Coffee chain Starbucks Corp.
SBUX,
-0.70%
over the past year has racked up allegations of labor-law violations and accusations of retaliation against employees in its effort to squash a unionization drive. But at least one analyst survey finds that consumers are largely indifferent.

The survey of roughly 1,000 customers, conducted by equity research firm BTIG, found that 4% indicated that “they would never visit again if Starbucks and the unions failed to reach an agreement,” analyst Peter Saleh said in a research note on Thursday. A majority, 69%, said it would have “no impact on visit frequency.”
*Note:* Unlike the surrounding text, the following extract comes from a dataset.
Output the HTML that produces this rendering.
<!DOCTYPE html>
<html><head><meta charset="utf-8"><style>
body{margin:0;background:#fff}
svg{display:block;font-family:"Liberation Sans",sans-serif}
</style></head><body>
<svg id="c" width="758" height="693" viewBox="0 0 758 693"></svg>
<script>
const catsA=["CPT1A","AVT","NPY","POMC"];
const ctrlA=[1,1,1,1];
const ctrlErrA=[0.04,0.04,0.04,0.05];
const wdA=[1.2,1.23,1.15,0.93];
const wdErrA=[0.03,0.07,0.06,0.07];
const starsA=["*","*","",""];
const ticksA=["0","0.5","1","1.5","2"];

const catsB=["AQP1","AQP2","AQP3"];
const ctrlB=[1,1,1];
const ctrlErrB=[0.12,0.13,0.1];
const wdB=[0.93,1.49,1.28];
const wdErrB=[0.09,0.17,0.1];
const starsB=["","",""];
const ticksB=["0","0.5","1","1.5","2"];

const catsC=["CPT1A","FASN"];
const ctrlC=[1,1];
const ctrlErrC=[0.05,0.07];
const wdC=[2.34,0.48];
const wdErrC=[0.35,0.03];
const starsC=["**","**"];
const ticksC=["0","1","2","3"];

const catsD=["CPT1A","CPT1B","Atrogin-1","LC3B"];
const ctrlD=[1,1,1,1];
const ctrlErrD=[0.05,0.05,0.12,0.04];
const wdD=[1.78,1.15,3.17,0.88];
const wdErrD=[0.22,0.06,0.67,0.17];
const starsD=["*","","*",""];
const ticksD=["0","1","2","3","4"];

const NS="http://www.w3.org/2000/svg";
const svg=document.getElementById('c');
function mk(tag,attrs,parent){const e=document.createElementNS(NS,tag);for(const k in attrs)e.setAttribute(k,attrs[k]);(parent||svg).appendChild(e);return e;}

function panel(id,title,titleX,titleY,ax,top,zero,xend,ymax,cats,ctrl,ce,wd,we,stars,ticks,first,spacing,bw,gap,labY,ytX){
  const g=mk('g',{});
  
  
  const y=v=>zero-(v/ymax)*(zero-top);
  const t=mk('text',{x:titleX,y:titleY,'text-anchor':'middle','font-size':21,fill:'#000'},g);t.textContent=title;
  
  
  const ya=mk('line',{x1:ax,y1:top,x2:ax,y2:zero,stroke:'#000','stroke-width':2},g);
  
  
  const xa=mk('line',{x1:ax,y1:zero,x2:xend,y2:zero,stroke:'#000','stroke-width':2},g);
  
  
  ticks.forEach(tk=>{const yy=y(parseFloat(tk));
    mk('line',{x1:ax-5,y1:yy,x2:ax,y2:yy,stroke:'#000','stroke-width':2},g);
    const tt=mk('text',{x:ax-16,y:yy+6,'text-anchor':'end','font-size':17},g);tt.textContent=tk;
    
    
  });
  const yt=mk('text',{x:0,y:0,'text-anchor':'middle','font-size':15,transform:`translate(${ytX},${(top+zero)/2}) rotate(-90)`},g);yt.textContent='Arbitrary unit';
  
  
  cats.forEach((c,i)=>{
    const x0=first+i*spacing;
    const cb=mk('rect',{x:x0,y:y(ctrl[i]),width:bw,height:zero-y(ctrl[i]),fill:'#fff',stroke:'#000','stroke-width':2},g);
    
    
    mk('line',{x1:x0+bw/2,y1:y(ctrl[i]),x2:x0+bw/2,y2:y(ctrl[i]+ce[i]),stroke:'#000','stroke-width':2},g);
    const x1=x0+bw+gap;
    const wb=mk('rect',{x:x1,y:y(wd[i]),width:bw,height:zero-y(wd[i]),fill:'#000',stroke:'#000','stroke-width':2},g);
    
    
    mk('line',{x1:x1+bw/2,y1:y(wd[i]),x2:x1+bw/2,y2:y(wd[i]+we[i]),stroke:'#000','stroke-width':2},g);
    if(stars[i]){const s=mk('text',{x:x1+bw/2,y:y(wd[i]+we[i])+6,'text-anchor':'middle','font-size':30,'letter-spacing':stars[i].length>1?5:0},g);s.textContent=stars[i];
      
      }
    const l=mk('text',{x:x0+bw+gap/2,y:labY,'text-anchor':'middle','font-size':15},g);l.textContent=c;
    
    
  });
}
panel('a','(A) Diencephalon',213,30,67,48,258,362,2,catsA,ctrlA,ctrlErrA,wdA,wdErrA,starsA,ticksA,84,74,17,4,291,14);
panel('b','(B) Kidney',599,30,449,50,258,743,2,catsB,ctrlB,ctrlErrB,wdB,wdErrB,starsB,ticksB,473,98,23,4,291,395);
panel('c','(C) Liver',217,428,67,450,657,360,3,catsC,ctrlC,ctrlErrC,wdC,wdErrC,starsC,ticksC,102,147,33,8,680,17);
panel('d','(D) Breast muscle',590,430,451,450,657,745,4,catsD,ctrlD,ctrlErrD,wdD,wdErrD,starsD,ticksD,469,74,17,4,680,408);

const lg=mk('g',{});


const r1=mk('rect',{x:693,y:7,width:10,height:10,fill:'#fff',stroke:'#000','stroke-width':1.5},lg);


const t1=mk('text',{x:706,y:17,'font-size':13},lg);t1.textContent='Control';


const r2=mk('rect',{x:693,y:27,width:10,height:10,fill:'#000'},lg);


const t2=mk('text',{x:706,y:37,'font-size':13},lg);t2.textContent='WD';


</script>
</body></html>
“Among the rest, 16% indicated they would visit less often, while 11% said they would be more frequent customers, essentially offsetting each other,” he continued.

The findings were largely in keeping with a survey the equity research firm released in April. Saleh has a buy rating on Starbucks shares, and on Thursday raised his price target to $120 from $110.
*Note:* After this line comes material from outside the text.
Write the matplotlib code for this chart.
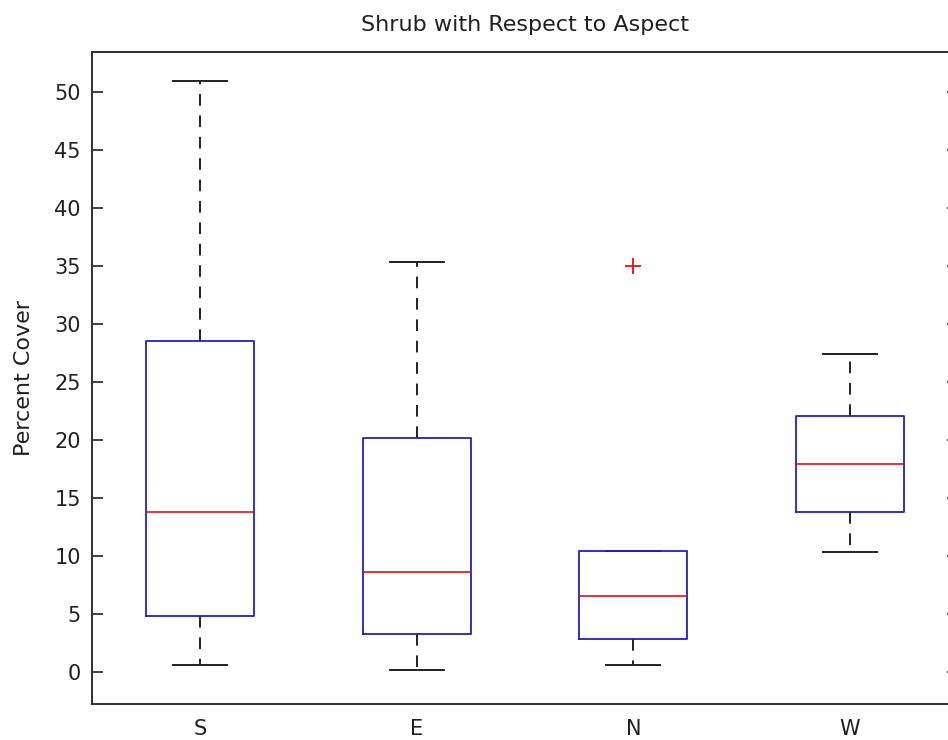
import matplotlib
matplotlib.use("Agg")
import matplotlib.pyplot as plt

categories = ["S", "E", "N", "W"]
whisker_low = [0.6, 0.1, 0.6, 10.3]
q1 = [4.8, 3.25, 2.8, 13.75]
median = [13.75, 8.55, 6.5, 17.9]
q3 = [28.5, 20.1, 10.4, 22.0]
whisker_high = [50.9, 35.3, 10.4, 27.4]
outliers = [[], [], [35.0], []]
title = "Shrub with Respect to Aspect"
ylabel = "Percent Cover"
yticks = [0, 5, 10, 15, 20, 25, 30, 35, 40, 45, 50]

plt.rcParams['font.family'] = ['DejaVu Sans']

fig = plt.figure(figsize=(9.48, 7.40), dpi=100)
ax = fig.add_axes([92/948, 36/740, 866/948, 652/740])

stats = []
for i, c in enumerate(categories):
    stats.append(dict(label=c, whislo=whisker_low[i], q1=q1[i], med=median[i],
                      q3=q3[i], whishi=whisker_high[i], fliers=outliers[i]))

positions = list(range(1, len(categories) + 1))
ax.bxp(stats, positions=positions, widths=0.5, showfliers=True,
       boxprops=dict(color='#2020c0', linewidth=1.3, zorder=2.2),
       medianprops=dict(color='#e01010', linewidth=1.2, zorder=2.3),
       whiskerprops=dict(color='#202020', linewidth=1.4, linestyle=(0, (6, 5)), zorder=1.9),
       capprops=dict(color='#202020', linewidth=1.4, zorder=1.9),
       capwidths=0.25,
       flierprops=dict(marker='+', markeredgecolor='#e01010', markersize=11,
                       markeredgewidth=1.3, linestyle='none'))

ax.set_xlim(0.5, 4.5)
ax.set_ylim(-2.8, 53.42)
ax.set_yticks(yticks)
ax.set_xticks(positions)
ax.set_xticklabels(categories)
ax.tick_params(axis='y', direction='in', length=8, width=1.2, pad=8,
               labelsize=15, right=True, colors='#202020')
ax.tick_params(axis='x', length=0, pad=11, labelsize=15, colors='#202020')
for s in ax.spines.values():
    s.set_linewidth(1.4)
    s.set_color('#303030')
ax.set_title(title, fontsize=16, pad=15, color='#202020')
ax.set_ylabel(ylabel, fontsize=16, labelpad=15, color='#202020')

fig.savefig("out.png", dpi=100)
Other surveys, however, have shown support for unionizing at Starbucks and nationwide.

In February, a poll of roughly 2,500 people from Blue Rose Research, conducted on behalf of More Perfect Union, a website focused on workers issues, found that four in 10 respondents bought something at Starbucks over the past six months. Of those, 69% said they backed Starbucks’ employees efforts to organize. The survey found that around two-thirds overall believed Starbucks workers needed a union.

More broadly, Gallup, in August, said that 71% of Americans approve of labor unions. That’s the highest on record for the polling firm began tracking the issue since 1965.

Saleh, in the note on Thursday, said he expected negotiations between the Starbucks union and company representatives to continue for the rest of the year, “or until one side decides the cost of the ongoing campaign is greater than that of a contract agreement.”

Some Starbucks investors have called for closer scrutiny over how the company is handling the unionization effort at its stores. At the World Economic Forum this week in Davos, Switzerland, Labor Secretary Marty Walsh said that amid rising inequality, company executives needed to take a more active role in talks with labor unions.

Despite higher-profile efforts to unionize at Starbucks, Amazon.com Inc.
AMZN,
-1.86%
and other retailers, the percentage of U.S. workers who were union members continued to fall in 2022, to 10.1%, the lowest on record. However, the agency said the number of people in unions had crept higher.

“The number of wage and salary workers belonging to unions, at 14.3 million in 2022, increased by 273,000, or 1.9 percent, from 2021. However, the total number of wage and salary workers grew by 5.3 million (mostly among nonunion workers), or 3.9 percent,” the agency said in the report.

“This disproportionately large increase in the number of total wage and salary employment compared with the increase in the number of union members led to a decrease in the union membership rate,” the report continued.